Charts and diagrams as code:
— start —

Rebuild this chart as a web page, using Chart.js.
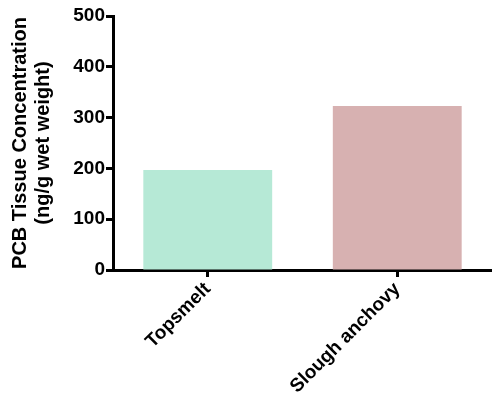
<!DOCTYPE html>
<html>
<head>
<meta charset="utf-8">
<script src="https://cdn.jsdelivr.net/npm/chart.js@4"></script>
<style>
  body { margin: 0; background: #fff; }
</style>
</head>
<body>
<canvas id="chart" width="492" height="400"></canvas>
<script>
const species = ['Topsmelt', 'Slough anchovy']
const pcbConc = [197, 323]
const barColors = ['#b6e9d6', '#d7b1b1']
const yTicks = [0, 100, 200, 300, 400, 500]

const fontFamily = "'Liberation Sans', Arial, sans-serif"

const ctx = document.getElementById('chart');
const chart = new Chart(ctx, {
  type: 'bar',
  data: {
    labels: species,
    datasets: [{
      data: pcbConc,
      backgroundColor: barColors,
      borderWidth: 0,
      categoryPercentage: 1,
      barPercentage: 0.68
    }]
  },
  options: {
    responsive: false,
    animation: false,
    layout: { padding: { left: 0, right: 0, top: 16, bottom: 0 } },
    plugins: { legend: { display: false }, tooltip: { enabled: false } },
    scales: {
      x: {
        grid: { display: true, drawOnChartArea: false, offset: false, tickLength: 7, tickWidth: 3, tickColor: '#000' },
        border: { display: true, color: '#000', width: 3 },
        ticks: {
          color: '#000',
          font: { family: fontFamily, size: 19, weight: 'bold' },
          minRotation: 45,
          maxRotation: 45,
          padding: 1
        },
        afterFit: (axis) => { axis.height = 130 }
      },
      y: {
        min: 0,
        max: 500,
        afterBuildTicks: (axis) => { axis.ticks = yTicks.map(v => ({ value: v })) },
        grid: { display: true, drawOnChartArea: false, tickLength: 7, tickWidth: 3, tickColor: '#000' },
        border: { display: true, color: '#000', width: 3 },
        ticks: {
          color: '#000',
          font: { family: fontFamily, size: 19, weight: 'bold' },
          padding: 1
        },
        title: {
          display: true,
          text: ['PCB Tissue Concentration', '(ng/g wet weight)'],
          color: '#000',
          font: { family: fontFamily, size: 20, weight: 'bold', lineHeight: 1.15 },
          padding: { top: 9, bottom: 0 }
        },
        afterFit: (axis) => { axis.width = 113 }
      }
    }
  }
});
</script>
</body>
</html>
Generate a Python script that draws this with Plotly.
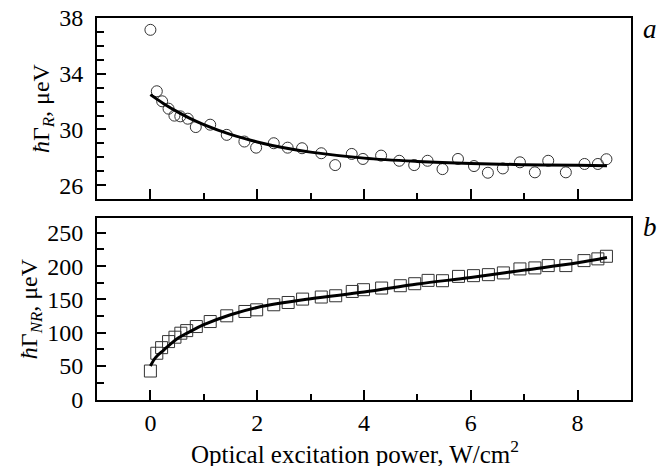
import plotly.graph_objects as go
from plotly.subplots import make_subplots

# panel a: radiative width (circles) and fitted curve
power_a = [0.0, 0.12, 0.22, 0.34, 0.45, 0.56, 0.70, 0.85, 1.12, 1.43, 1.76, 1.98, 2.31, 2.57,
           2.84, 3.20, 3.46, 3.77, 3.98, 4.32, 4.66, 4.94, 5.19, 5.47, 5.76, 6.06, 6.32, 6.60,
           6.92, 7.20, 7.45, 7.78, 8.13, 8.38, 8.54]
gamma_r = [37.15, 32.74, 32.02, 31.49, 30.99, 30.94, 30.77, 30.17, 30.34, 29.61, 29.13, 28.69,
           29.01, 28.69, 28.65, 28.29, 27.44, 28.24, 27.88, 28.12, 27.75, 27.44, 27.75, 27.15,
           27.88, 27.37, 26.89, 27.20, 27.64, 26.92, 27.75, 26.92, 27.52, 27.52, 27.86]
fit_x_a = [0.0, 0.25, 0.5, 0.75, 1.0, 1.5, 2.0, 2.5, 3.0, 4.0, 5.0, 6.0, 7.0, 8.0, 8.55]
fit_y_a = [32.50, 31.85, 31.28, 30.78, 30.35, 29.64, 29.10, 28.68, 28.37, 27.94, 27.70, 27.55,
           27.47, 27.42, 27.40]

# panel b: non-radiative width (squares) and fitted curve
power_b = [0.0, 0.12, 0.21, 0.34, 0.46, 0.57, 0.68, 0.86, 1.12, 1.43, 1.77, 1.99, 2.31, 2.58,
           2.85, 3.20, 3.47, 3.78, 3.99, 4.33, 4.68, 4.95, 5.20, 5.47, 5.77, 6.05, 6.33, 6.61,
           6.92, 7.20, 7.45, 7.78, 8.12, 8.38, 8.54]
gamma_nr = [42.5, 69.2, 77.6, 86.7, 93.3, 99.3, 103.2, 109.3, 116.8, 125.4, 131.9, 134.4, 142.0,
            145.4, 150.5, 153.6, 155.5, 162.0, 164.6, 167.1, 170.6, 173.6, 178.6, 178.1, 184.6,
            185.7, 187.2, 189.8, 195.8, 197.3, 200.8, 200.8, 208.3, 210.9, 214.8]
fit_x_b = [0.0, 0.1, 0.25, 0.5, 0.75, 1.0, 1.5, 2.0, 3.0, 4.0, 5.0, 6.0, 7.0, 8.0, 8.55]
fit_y_b = [50, 63, 74, 91, 102, 112, 127, 138, 151, 161, 173, 183, 194, 205, 213]

serif = "Liberation Serif"

fig = make_subplots(rows=2, cols=1, shared_xaxes=False, vertical_spacing=0.05)

fig.add_trace(go.Scatter(x=power_a, y=gamma_r, mode="markers",
                         marker=dict(symbol="circle-open", size=11, color="#333",
                                     line=dict(width=1))), row=1, col=1)
fig.add_trace(go.Scatter(x=fit_x_a, y=fit_y_a, mode="lines",
                         line=dict(color="black", width=3, shape="spline")), row=1, col=1)
fig.add_trace(go.Scatter(x=power_b, y=gamma_nr, mode="markers",
                         marker=dict(symbol="square-open", size=12, color="#333",
                                     line=dict(width=1))), row=2, col=1)
fig.add_trace(go.Scatter(x=fit_x_b, y=fit_y_b, mode="lines",
                         line=dict(color="black", width=3, shape="spline")), row=2, col=1)

axis_common = dict(showline=True, linecolor="black", linewidth=2, mirror=True,
                   ticks="inside", tickcolor="black", tickwidth=1.5, showgrid=False,
                   zeroline=False, automargin=False,
                   tickfont=dict(family=serif, size=24, color="black"))

fig.update_xaxes(range=[-1, 9], dtick=2, tick0=0, ticklen=10,
                 minor=dict(dtick=1, ticks="inside", ticklen=6, tickcolor="black", tickwidth=1.5),
                 **axis_common)
fig.update_xaxes(showticklabels=False, row=1, col=1)
fig.update_xaxes(ticklabelstandoff=0, row=2, col=1)

fig.update_yaxes(range=[25, 38], dtick=4, tick0=26, ticklen=9,
                 minor=dict(dtick=1, ticks="inside", ticklen=7, tickcolor="black", tickwidth=1.5),
                 title=dict(text="<i>ħ</i>Γ<sub><i>R</i></sub>, μeV",
                            font=dict(family=serif, size=24, color="black"), standoff=3),
                 ticklabelstandoff=7, row=1, col=1, **axis_common)
fig.update_yaxes(range=[-1, 272], dtick=50, tick0=0, ticklen=9,
                 minor=dict(dtick=25, ticks="inside", ticklen=7, tickcolor="black", tickwidth=1.5),
                 title=dict(text="<i>ħ</i>Γ<sub><i>NR</i></sub>, μeV",
                            font=dict(family=serif, size=24, color="black"), standoff=3),
                 ticklabelstandoff=7, row=2, col=1, **axis_common)

fig.update_layout(
    width=671, height=466,
    margin=dict(l=97, r=40, t=18, b=66),
    font=dict(family=serif, size=24, color="black"),
    plot_bgcolor="white", paper_bgcolor="white",
    showlegend=False,
    annotations=[
        dict(text="Optical excitation power, W/cm<sup>2</sup>", x=0.5, y=0, xref="paper",
             yref="paper", xanchor="center", yanchor="top", xshift=-9, yshift=-34,
             showarrow=False, font=dict(family=serif, size=25, color="black")),
        dict(text="<i>a</i>", x=1.0, y=1.0, xref="paper", yref="paper", xanchor="left",
             yanchor="top", xshift=10, yshift=6, showarrow=False,
             font=dict(family=serif, size=27, color="black")),
        dict(text="<i>b</i>", x=1.0, y=0.476, xref="paper", yref="paper", xanchor="left",
             yanchor="top", xshift=10, yshift=8, showarrow=False,
             font=dict(family=serif, size=27, color="black")),
    ],
)
fig.update_xaxes(domain=[0, 1])
fig.layout.yaxis.domain = [0.526, 1.0]
fig.layout.yaxis2.domain = [0.0, 0.476]

fig.write_html("out.html", config={"displayModeBar": False},
               post_script="document.body.style.margin='0';")
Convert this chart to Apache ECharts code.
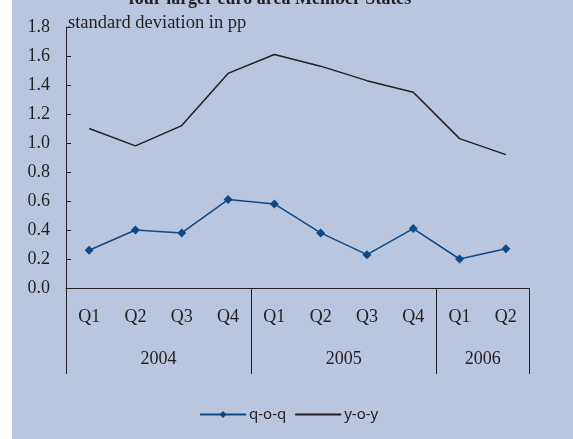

— end —

Out of the records above, set down only the lines from the one that contains "Generate a Python" through the one that contains "27.47, 27.42, 27.40]", unchanged and without the pictures.

Generate a Python script that draws this with Plotly.
import plotly.graph_objects as go
from plotly.subplots import make_subplots

# panel a: radiative width (circles) and fitted curve
power_a = [0.0, 0.12, 0.22, 0.34, 0.45, 0.56, 0.70, 0.85, 1.12, 1.43, 1.76, 1.98, 2.31, 2.57,
           2.84, 3.20, 3.46, 3.77, 3.98, 4.32, 4.66, 4.94, 5.19, 5.47, 5.76, 6.06, 6.32, 6.60,
           6.92, 7.20, 7.45, 7.78, 8.13, 8.38, 8.54]
gamma_r = [37.15, 32.74, 32.02, 31.49, 30.99, 30.94, 30.77, 30.17, 30.34, 29.61, 29.13, 28.69,
           29.01, 28.69, 28.65, 28.29, 27.44, 28.24, 27.88, 28.12, 27.75, 27.44, 27.75, 27.15,
           27.88, 27.37, 26.89, 27.20, 27.64, 26.92, 27.75, 26.92, 27.52, 27.52, 27.86]
fit_x_a = [0.0, 0.25, 0.5, 0.75, 1.0, 1.5, 2.0, 2.5, 3.0, 4.0, 5.0, 6.0, 7.0, 8.0, 8.55]
fit_y_a = [32.50, 31.85, 31.28, 30.78, 30.35, 29.64, 29.10, 28.68, 28.37, 27.94, 27.70, 27.55,
           27.47, 27.42, 27.40]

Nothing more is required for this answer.